● **Goal**: Work through the data below line by line and say how many lines hold "LaTeX"; give only the number.

● **Given records**:
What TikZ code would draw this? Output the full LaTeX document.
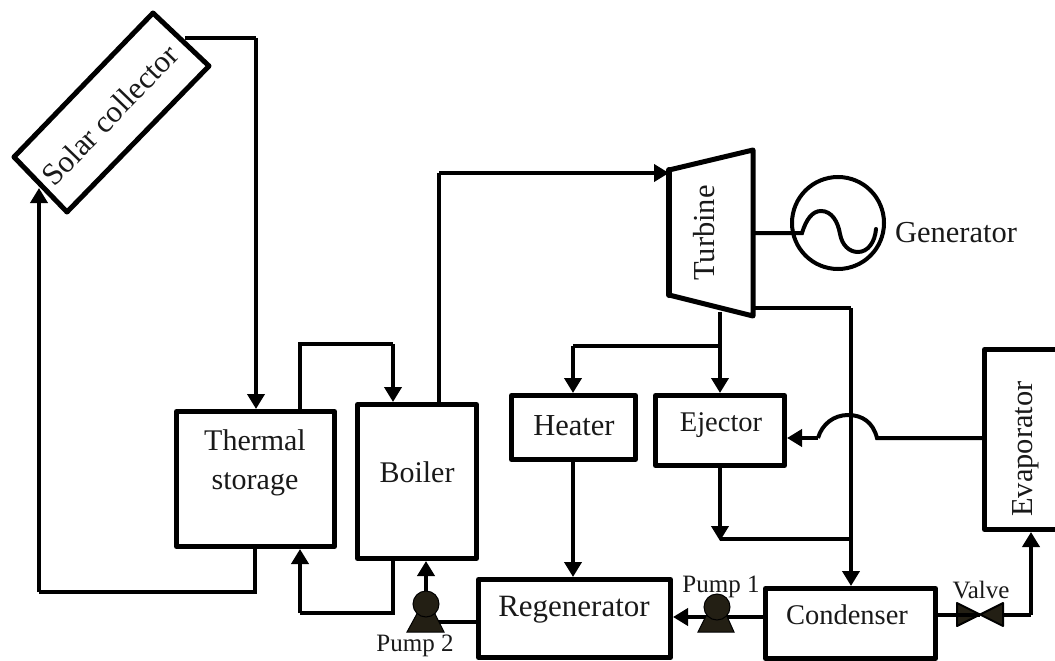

...

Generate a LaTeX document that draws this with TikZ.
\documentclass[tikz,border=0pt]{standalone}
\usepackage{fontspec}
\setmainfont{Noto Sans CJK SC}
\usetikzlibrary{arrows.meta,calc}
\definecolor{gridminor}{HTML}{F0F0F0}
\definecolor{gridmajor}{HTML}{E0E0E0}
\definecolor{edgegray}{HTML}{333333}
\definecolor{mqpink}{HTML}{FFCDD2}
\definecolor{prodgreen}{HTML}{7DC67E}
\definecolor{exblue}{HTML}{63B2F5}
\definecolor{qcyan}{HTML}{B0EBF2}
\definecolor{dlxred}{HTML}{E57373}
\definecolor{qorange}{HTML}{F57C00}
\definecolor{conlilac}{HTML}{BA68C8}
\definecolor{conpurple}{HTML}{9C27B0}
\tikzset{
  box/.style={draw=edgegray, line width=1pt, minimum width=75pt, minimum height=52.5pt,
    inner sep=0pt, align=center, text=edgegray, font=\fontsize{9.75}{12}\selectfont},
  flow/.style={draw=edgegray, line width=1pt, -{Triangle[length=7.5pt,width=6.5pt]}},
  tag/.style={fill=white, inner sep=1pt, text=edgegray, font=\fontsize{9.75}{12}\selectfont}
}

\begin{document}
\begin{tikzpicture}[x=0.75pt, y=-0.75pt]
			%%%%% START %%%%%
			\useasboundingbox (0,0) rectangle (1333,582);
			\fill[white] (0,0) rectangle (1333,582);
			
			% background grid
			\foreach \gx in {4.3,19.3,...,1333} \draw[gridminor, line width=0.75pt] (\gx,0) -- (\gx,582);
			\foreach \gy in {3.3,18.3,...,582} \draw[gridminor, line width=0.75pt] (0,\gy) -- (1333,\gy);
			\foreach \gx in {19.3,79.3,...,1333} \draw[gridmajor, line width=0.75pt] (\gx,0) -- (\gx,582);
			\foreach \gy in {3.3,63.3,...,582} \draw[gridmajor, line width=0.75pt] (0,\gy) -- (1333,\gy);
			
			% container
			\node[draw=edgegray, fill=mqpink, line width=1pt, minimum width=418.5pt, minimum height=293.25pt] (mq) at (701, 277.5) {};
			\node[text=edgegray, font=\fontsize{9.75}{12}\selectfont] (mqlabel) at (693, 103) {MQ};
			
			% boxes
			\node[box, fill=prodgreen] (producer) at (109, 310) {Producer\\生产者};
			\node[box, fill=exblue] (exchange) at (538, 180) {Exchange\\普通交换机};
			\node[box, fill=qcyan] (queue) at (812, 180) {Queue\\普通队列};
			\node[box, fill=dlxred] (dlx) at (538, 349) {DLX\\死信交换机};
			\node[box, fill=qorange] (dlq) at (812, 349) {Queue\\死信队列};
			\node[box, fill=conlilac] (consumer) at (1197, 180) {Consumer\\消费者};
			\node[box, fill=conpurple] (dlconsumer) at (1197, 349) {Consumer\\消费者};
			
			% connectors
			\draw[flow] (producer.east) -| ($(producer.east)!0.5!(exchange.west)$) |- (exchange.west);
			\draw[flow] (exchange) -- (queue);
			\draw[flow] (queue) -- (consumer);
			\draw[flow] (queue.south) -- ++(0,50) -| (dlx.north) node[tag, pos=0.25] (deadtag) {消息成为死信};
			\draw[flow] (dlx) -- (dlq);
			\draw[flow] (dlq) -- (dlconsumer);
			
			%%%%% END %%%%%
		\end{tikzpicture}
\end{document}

● **Answer to the task**: 2